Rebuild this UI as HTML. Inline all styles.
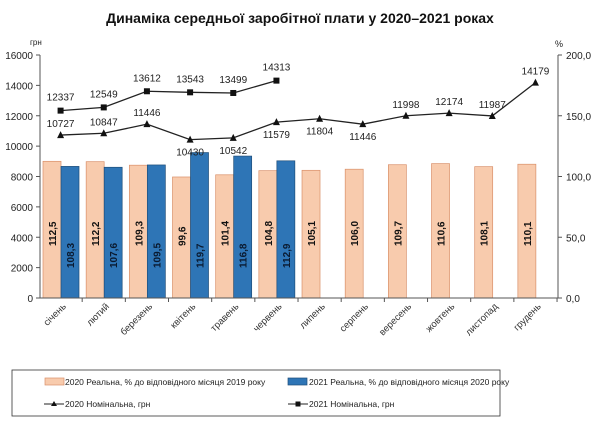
<!DOCTYPE html>
<html><head><meta charset="utf-8"><style>
body{margin:0;background:#fff;}
svg{display:block;font-family:"Liberation Sans",sans-serif;}
</style></head><body>
<svg id="c" width="600" height="430" viewBox="0 0 600 430" xmlns="http://www.w3.org/2000/svg">
<text x="300" y="23" text-anchor="middle" font-size="14" font-weight="bold" fill="#111">Динаміка середньої заробітної плати у 2020–2021 роках</text>
</svg>
<script>
var s=document.getElementById('c'),h='';
var L=40,R=558,T=55,B=298,cw=43.17;
function yp(v){return B-v*(B-T)/200;}
function yg(v){return B-v*(B-T)/16000;}
var o=[112.5,112.2,109.3,99.6,101.4,104.8,105.1,106.0,109.7,110.6,108.1,110.1];
var b=[108.3,107.6,109.5,119.7,116.8,112.9];
var n21=[12337,12549,13612,13543,13499,14313];
var n20=[10727,10847,11446,10430,10542,11579,11804,11446,11998,12174,11987,14179];
var m=['січень','лютий','березень','квітень','травень','червень','липень','серпень','вересень','жовтень','листопад','грудень'];
function f(v){return v.toFixed(1).replace('.',',');}
for(var i=0;i<12;i++){
 var x0=39+cw*i,c=x0+cw/2;
 h+='<rect x="'+(x0+4)+'" y="'+yp(o[i])+'" width="18" height="'+(B-yp(o[i]))+'" fill="#f8cbad" stroke="#d9906a" stroke-width="0.7"/>';
 h+='<text transform="translate('+(x0+17)+',246) rotate(-90)" font-size="10" font-weight="bold" fill="#111">'+f(o[i])+'</text>';
 if(i<6){h+='<rect x="'+(x0+22)+'" y="'+yp(b[i])+'" width="18" height="'+(B-yp(b[i]))+'" fill="#2e75b6" stroke="#1f4e79" stroke-width="0.7"/>';
 h+='<text transform="translate('+(x0+35)+',268) rotate(-90)" font-size="10" font-weight="bold" fill="#0a1a30">'+f(b[i])+'</text>';}
 h+='<line x1="'+(x0+cw)+'" y1="'+B+'" x2="'+(x0+cw)+'" y2="'+(B+4)+'" stroke="#555"/>';
 h+='<text transform="translate('+(c+6)+',307) rotate(-45)" text-anchor="end" font-size="9.5" fill="#333">'+m[i]+'</text>';
}
var p='';for(var i=0;i<6;i++)p+=(39+cw*i+cw/2)+','+yg(n21[i])+' ';
h+='<polyline points="'+p+'" fill="none" stroke="#222" stroke-width="1.3"/>';
p='';for(var i=0;i<12;i++)p+=(39+cw*i+cw/2)+','+yg(n20[i])+' ';
h+='<polyline points="'+p+'" fill="none" stroke="#222" stroke-width="1.3"/>';
var below=[0,0,0,1,1,1,1,1,0,0,0,0];
for(var i=0;i<12;i++){var c=39+cw*i+cw/2,y=yg(n20[i]);
 h+='<polygon points="'+(c-3.5)+','+(y+3)+' '+(c+3.5)+','+(y+3)+' '+c+','+(y-4)+'" fill="#111"/>';
 h+='<text x="'+c+'" y="'+(below[i]?y+16:y-8)+'" text-anchor="middle" font-size="10" fill="#222">'+n20[i]+'</text>';
 if(i<6){var y2=yg(n21[i]);h+='<rect x="'+(c-3)+'" y="'+(y2-3)+'" width="6" height="6" fill="#111"/>';
 h+='<text x="'+c+'" y="'+(y2-10)+'" text-anchor="middle" font-size="10" fill="#222">'+n21[i]+'</text>';}
}
h+='<line x1="'+L+'" y1="'+T+'" x2="'+L+'" y2="'+B+'" stroke="#555"/><line x1="'+L+'" y1="'+B+'" x2="'+R+'" y2="'+B+'" stroke="#555"/><line x1="'+R+'" y1="'+T+'" x2="'+R+'" y2="'+B+'" stroke="#555"/>';
for(var k=0;k<=8;k++){var y=yg(k*2000);h+='<line x1="'+(L-4)+'" y1="'+y+'" x2="'+L+'" y2="'+y+'" stroke="#555"/><text x="'+(L-7)+'" y="'+(y+4)+'" text-anchor="end" font-size="10" fill="#222">'+(k*2000)+'</text>';}
for(var k=0;k<=4;k++){var y=yp(k*50);h+='<line x1="'+R+'" y1="'+y+'" x2="'+(R+4)+'" y2="'+y+'" stroke="#555"/><text x="'+(R+8)+'" y="'+(y+4)+'" font-size="10" fill="#222">'+f(k*50)+'</text>';}
h+='<text x="30" y="45" font-size="8" fill="#222">грн</text><text x="555" y="47" font-size="9" fill="#222">%</text>';
h+='<rect x="12" y="370" width="488" height="46" fill="none" stroke="#333" stroke-width="0.8"/>';
h+='<rect x="45" y="378" width="19" height="7" fill="#f8cbad" stroke="#d9906a" stroke-width="0.7"/><text x="65" y="385" font-size="8.5" fill="#222">2020 Реальна, % до відповідного місяця 2019 року</text>';
h+='<rect x="288" y="378" width="19" height="7" fill="#2e75b6" stroke="#1f4e79" stroke-width="0.7"/><text x="309" y="385" font-size="8.5" fill="#222">2021 Реальна, % до відповідного місяця 2020 року</text>';
h+='<line x1="44" y1="404" x2="64" y2="404" stroke="#222"/><polygon points="51,406 57,406 54,401" fill="#111"/><text x="65" y="407" font-size="8.5" fill="#222">2020 Номінальна, грн</text>';
h+='<line x1="288" y1="404" x2="308" y2="404" stroke="#222"/><rect x="295.5" y="401.5" width="5" height="5" fill="#111"/><text x="309" y="407" font-size="8.5" fill="#222">2021 Номінальна, грн</text>';
s.insertAdjacentHTML('beforeend',h);
</script>
</body></html>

-=-=-=-=-

- Exercise instructions -
Skip the pictures, then retype every line above exactly.

- Written answer -
Rebuild this UI as HTML. Inline all styles.
<!DOCTYPE html>
<html><head><meta charset="utf-8"><style>
body{margin:0;background:#fff;}
svg{display:block;font-family:"Liberation Sans",sans-serif;}
</style></head><body>
<svg id="c" width="600" height="430" viewBox="0 0 600 430" xmlns="http://www.w3.org/2000/svg">
<text x="300" y="23" text-anchor="middle" font-size="14" font-weight="bold" fill="#111">Динаміка середньої заробітної плати у 2020–2021 роках</text>
</svg>
<script>
var s=document.getElementById('c'),h='';
var L=40,R=558,T=55,B=298,cw=43.17;
function yp(v){return B-v*(B-T)/200;}
function yg(v){return B-v*(B-T)/16000;}
var o=[112.5,112.2,109.3,99.6,101.4,104.8,105.1,106.0,109.7,110.6,108.1,110.1];
var b=[108.3,107.6,109.5,119.7,116.8,112.9];
var n21=[12337,12549,13612,13543,13499,14313];
var n20=[10727,10847,11446,10430,10542,11579,11804,11446,11998,12174,11987,14179];
var m=['січень','лютий','березень','квітень','травень','червень','липень','серпень','вересень','жовтень','листопад','грудень'];
function f(v){return v.toFixed(1).replace('.',',');}
for(var i=0;i<12;i++){
 var x0=39+cw*i,c=x0+cw/2;
 h+='<rect x="'+(x0+4)+'" y="'+yp(o[i])+'" width="18" height="'+(B-yp(o[i]))+'" fill="#f8cbad" stroke="#d9906a" stroke-width="0.7"/>';
 h+='<text transform="translate('+(x0+17)+',246) rotate(-90)" font-size="10" font-weight="bold" fill="#111">'+f(o[i])+'</text>';
 if(i<6){h+='<rect x="'+(x0+22)+'" y="'+yp(b[i])+'" width="18" height="'+(B-yp(b[i]))+'" fill="#2e75b6" stroke="#1f4e79" stroke-width="0.7"/>';
 h+='<text transform="translate('+(x0+35)+',268) rotate(-90)" font-size="10" font-weight="bold" fill="#0a1a30">'+f(b[i])+'</text>';}
 h+='<line x1="'+(x0+cw)+'" y1="'+B+'" x2="'+(x0+cw)+'" y2="'+(B+4)+'" stroke="#555"/>';
 h+='<text transform="translate('+(c+6)+',307) rotate(-45)" text-anchor="end" font-size="9.5" fill="#333">'+m[i]+'</text>';
}
var p='';for(var i=0;i<6;i++)p+=(39+cw*i+cw/2)+','+yg(n21[i])+' ';
h+='<polyline points="'+p+'" fill="none" stroke="#222" stroke-width="1.3"/>';
p='';for(var i=0;i<12;i++)p+=(39+cw*i+cw/2)+','+yg(n20[i])+' ';
h+='<polyline points="'+p+'" fill="none" stroke="#222" stroke-width="1.3"/>';
var below=[0,0,0,1,1,1,1,1,0,0,0,0];
for(var i=0;i<12;i++){var c=39+cw*i+cw/2,y=yg(n20[i]);
 h+='<polygon points="'+(c-3.5)+','+(y+3)+' '+(c+3.5)+','+(y+3)+' '+c+','+(y-4)+'" fill="#111"/>';
 h+='<text x="'+c+'" y="'+(below[i]?y+16:y-8)+'" text-anchor="middle" font-size="10" fill="#222">'+n20[i]+'</text>';
 if(i<6){var y2=yg(n21[i]);h+='<rect x="'+(c-3)+'" y="'+(y2-3)+'" width="6" height="6" fill="#111"/>';
 h+='<text x="'+c+'" y="'+(y2-10)+'" text-anchor="middle" font-size="10" fill="#222">'+n21[i]+'</text>';}
}
h+='<line x1="'+L+'" y1="'+T+'" x2="'+L+'" y2="'+B+'" stroke="#555"/><line x1="'+L+'" y1="'+B+'" x2="'+R+'" y2="'+B+'" stroke="#555"/><line x1="'+R+'" y1="'+T+'" x2="'+R+'" y2="'+B+'" stroke="#555"/>';
for(var k=0;k<=8;k++){var y=yg(k*2000);h+='<line x1="'+(L-4)+'" y1="'+y+'" x2="'+L+'" y2="'+y+'" stroke="#555"/><text x="'+(L-7)+'" y="'+(y+4)+'" text-anchor="end" font-size="10" fill="#222">'+(k*2000)+'</text>';}
for(var k=0;k<=4;k++){var y=yp(k*50);h+='<line x1="'+R+'" y1="'+y+'" x2="'+(R+4)+'" y2="'+y+'" stroke="#555"/><text x="'+(R+8)+'" y="'+(y+4)+'" font-size="10" fill="#222">'+f(k*50)+'</text>';}
h+='<text x="30" y="45" font-size="8" fill="#222">грн</text><text x="555" y="47" font-size="9" fill="#222">%</text>';
h+='<rect x="12" y="370" width="488" height="46" fill="none" stroke="#333" stroke-width="0.8"/>';
h+='<rect x="45" y="378" width="19" height="7" fill="#f8cbad" stroke="#d9906a" stroke-width="0.7"/><text x="65" y="385" font-size="8.5" fill="#222">2020 Реальна, % до відповідного місяця 2019 року</text>';
h+='<rect x="288" y="378" width="19" height="7" fill="#2e75b6" stroke="#1f4e79" stroke-width="0.7"/><text x="309" y="385" font-size="8.5" fill="#222">2021 Реальна, % до відповідного місяця 2020 року</text>';
h+='<line x1="44" y1="404" x2="64" y2="404" stroke="#222"/><polygon points="51,406 57,406 54,401" fill="#111"/><text x="65" y="407" font-size="8.5" fill="#222">2020 Номінальна, грн</text>';
h+='<line x1="288" y1="404" x2="308" y2="404" stroke="#222"/><rect x="295.5" y="401.5" width="5" height="5" fill="#111"/><text x="309" y="407" font-size="8.5" fill="#222">2021 Номінальна, грн</text>';
s.insertAdjacentHTML('beforeend',h);
</script>
</body></html>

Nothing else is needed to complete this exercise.